Requirement
Nothing after the line with "var yTicks = [0, 20, 40, 60, 80, 100];" belongs in the copy; extract the lines below from the top through that line, pictures left out.
• • • •
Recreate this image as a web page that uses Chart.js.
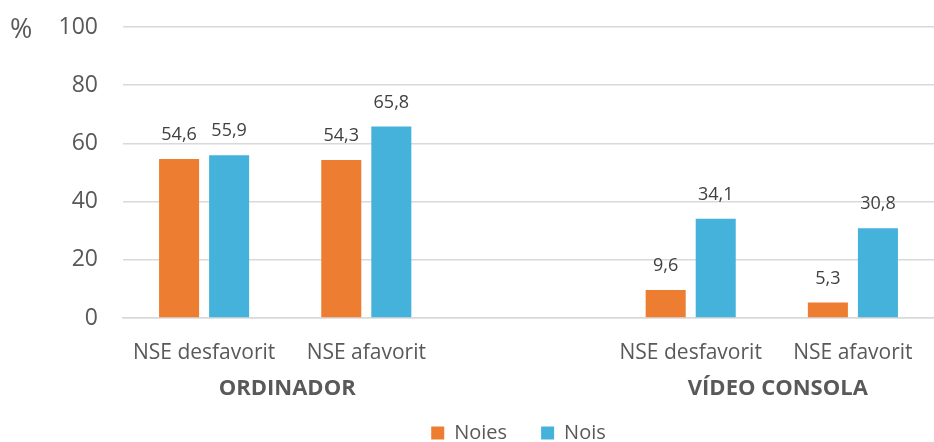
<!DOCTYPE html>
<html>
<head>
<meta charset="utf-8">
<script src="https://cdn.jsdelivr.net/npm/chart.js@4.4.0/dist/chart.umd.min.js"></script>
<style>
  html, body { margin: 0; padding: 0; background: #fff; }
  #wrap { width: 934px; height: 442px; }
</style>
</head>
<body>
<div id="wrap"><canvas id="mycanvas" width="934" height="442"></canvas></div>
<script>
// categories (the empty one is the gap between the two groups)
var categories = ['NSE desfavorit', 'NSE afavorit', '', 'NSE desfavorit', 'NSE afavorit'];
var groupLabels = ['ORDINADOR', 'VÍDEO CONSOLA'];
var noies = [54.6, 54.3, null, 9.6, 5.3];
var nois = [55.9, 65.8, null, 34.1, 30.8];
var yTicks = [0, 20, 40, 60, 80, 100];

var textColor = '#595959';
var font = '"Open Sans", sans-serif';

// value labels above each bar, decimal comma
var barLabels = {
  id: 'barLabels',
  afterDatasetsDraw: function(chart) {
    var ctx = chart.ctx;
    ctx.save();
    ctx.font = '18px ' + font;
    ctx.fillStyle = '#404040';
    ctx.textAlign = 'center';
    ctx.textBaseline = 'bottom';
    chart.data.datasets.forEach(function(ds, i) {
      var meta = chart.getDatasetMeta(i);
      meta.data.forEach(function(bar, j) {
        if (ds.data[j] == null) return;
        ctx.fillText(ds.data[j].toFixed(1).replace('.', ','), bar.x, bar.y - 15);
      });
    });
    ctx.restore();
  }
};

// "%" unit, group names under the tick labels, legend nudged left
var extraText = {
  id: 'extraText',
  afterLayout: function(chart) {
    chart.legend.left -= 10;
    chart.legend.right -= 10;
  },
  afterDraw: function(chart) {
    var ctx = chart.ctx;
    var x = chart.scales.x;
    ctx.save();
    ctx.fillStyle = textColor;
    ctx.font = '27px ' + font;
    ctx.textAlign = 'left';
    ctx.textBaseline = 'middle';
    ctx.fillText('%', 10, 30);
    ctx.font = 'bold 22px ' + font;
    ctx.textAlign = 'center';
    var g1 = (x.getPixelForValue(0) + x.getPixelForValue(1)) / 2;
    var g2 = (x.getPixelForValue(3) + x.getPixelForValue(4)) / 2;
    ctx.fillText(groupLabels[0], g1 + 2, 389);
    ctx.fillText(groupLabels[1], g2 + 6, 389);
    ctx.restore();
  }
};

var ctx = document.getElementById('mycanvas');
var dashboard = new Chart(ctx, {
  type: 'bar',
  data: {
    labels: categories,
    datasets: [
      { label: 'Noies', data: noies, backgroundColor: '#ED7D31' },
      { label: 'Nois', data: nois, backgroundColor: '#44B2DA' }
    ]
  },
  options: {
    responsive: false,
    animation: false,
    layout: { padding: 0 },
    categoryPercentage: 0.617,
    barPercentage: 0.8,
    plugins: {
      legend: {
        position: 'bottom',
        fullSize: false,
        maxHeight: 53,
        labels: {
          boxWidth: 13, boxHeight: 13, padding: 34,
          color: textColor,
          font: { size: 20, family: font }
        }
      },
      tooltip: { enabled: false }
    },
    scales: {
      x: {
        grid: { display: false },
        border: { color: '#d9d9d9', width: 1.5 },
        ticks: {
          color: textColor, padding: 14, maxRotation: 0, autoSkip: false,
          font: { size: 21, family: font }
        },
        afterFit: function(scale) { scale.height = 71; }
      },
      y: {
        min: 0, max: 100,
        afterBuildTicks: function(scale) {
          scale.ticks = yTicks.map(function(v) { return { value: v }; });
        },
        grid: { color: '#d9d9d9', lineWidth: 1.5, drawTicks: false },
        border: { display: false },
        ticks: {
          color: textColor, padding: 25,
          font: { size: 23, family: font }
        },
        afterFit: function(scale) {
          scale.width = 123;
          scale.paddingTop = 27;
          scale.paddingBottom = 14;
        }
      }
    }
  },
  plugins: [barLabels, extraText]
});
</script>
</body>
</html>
• • • •
The response
Recreate this image as a web page that uses Chart.js.
<!DOCTYPE html>
<html>
<head>
<meta charset="utf-8">
<script src="https://cdn.jsdelivr.net/npm/chart.js@4.4.0/dist/chart.umd.min.js"></script>
<style>
  html, body { margin: 0; padding: 0; background: #fff; }
  #wrap { width: 934px; height: 442px; }
</style>
</head>
<body>
<div id="wrap"><canvas id="mycanvas" width="934" height="442"></canvas></div>
<script>
// categories (the empty one is the gap between the two groups)
var categories = ['NSE desfavorit', 'NSE afavorit', '', 'NSE desfavorit', 'NSE afavorit'];
var groupLabels = ['ORDINADOR', 'VÍDEO CONSOLA'];
var noies = [54.6, 54.3, null, 9.6, 5.3];
var nois = [55.9, 65.8, null, 34.1, 30.8];
var yTicks = [0, 20, 40, 60, 80, 100];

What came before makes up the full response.